Measure Complexity Explanation
Time $O(k_a + k_b)$ Each nonzero entry is processed once and matched within its index group
Space $O(k_a + k_b)$ We store adjacency lists for all nonzero entries

The algorithm scales linearly with sparsity, which fits the constraint that each matrix contains at most about $1.5n$ entries, making the solution efficient even when $n$ reaches $10^5$.

Test Cases

import sys, io

MOD = 1006903069

def solve(inp: str) -> str:
    sys.stdin = io.StringIO(inp)
    input = sys.stdin.readline

    n = int(input())
    ka = int(input())
    A = {}
    for _ in range(ka):
        i, j, x = map(int, input().split())
        A.setdefault(j, []).append((i, x))

    kb = int(input())
    B = {}
    for _ in range(kb):
        i, j, x = map(int, input().split())
        B.setdefault(i, []).append((j, x))

    ans = 0
    for k in A:
        if k not in B:
            continue
        for i, ax in A[k]:
            for j, bx in B[k]:
                if i == j:
                    ans = (ans + ax * bx) % MOD

    return str(ans)

# sample
assert solve("""3
3
1 1 6
2 3 6
3 1 4
3
1 1 2
1 3 3
2 3 3
3 2 1
""") == "27"
Test input Expected output What it validates
sample case 27 correctness on mixed sparsity
1x1 self-loop 4 single-element trace
disjoint matrices 0 no matching indices
dense single row/col sum of products heavy collision handling

Edge Cases

One important edge case is when a value appears in $A$ but its matching index does not exist in $B$. For example, if $A$ contains $(2,5)=10$ but $B$ has no entries with row $5$, then this contribution must vanish. In the algorithm, this is handled naturally because we iterate only over keys present in both dictionaries, so missing rows produce no iteration and no accidental contribution.
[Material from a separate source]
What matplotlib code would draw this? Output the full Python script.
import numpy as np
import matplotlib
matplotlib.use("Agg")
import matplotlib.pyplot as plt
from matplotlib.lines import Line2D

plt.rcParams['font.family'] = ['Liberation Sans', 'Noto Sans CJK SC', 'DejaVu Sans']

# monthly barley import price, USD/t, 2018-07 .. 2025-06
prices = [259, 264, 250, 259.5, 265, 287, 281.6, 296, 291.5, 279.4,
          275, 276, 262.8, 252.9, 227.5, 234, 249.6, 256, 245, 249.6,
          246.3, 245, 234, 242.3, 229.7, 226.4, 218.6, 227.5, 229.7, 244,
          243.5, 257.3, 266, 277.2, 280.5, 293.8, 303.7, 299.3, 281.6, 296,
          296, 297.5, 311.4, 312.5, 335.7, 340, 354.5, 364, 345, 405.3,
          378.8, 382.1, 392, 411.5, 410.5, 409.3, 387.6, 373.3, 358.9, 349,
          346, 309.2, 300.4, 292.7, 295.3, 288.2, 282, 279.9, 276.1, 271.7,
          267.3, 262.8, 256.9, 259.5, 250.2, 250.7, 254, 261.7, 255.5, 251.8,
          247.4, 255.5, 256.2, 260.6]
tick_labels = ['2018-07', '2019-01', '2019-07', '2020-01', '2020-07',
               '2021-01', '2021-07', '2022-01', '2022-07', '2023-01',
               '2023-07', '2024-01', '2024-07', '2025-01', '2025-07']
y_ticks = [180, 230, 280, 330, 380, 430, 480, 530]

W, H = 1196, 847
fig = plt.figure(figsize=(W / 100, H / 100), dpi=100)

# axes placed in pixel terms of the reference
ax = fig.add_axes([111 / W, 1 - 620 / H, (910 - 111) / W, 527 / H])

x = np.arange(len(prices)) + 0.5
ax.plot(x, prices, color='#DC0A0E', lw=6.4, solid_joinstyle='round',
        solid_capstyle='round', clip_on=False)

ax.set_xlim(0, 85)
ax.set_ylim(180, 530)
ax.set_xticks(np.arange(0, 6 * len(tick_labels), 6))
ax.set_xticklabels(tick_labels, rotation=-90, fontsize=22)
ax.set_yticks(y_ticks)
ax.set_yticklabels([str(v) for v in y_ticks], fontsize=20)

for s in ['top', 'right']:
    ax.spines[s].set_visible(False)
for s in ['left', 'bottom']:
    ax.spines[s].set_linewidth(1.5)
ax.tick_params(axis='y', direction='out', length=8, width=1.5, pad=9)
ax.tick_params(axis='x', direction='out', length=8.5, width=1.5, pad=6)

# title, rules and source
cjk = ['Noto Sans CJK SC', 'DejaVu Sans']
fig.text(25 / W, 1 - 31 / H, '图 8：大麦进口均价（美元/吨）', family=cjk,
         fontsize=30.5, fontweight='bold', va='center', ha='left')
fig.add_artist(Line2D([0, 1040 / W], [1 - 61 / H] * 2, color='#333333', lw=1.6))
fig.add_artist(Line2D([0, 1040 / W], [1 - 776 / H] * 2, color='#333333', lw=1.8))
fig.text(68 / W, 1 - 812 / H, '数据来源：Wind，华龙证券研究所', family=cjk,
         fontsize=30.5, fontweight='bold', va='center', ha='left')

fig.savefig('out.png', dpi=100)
Another edge case is multiple entries sharing the same intermediate index. Suppose $A$ has two entries in column $k$, and $B$ has two entries in row $k$. The algorithm forms a full cross-product within that group, but only those pairs where indices match contribute. This is handled by the equality check inside the nested loop, ensuring no incorrect pair is counted.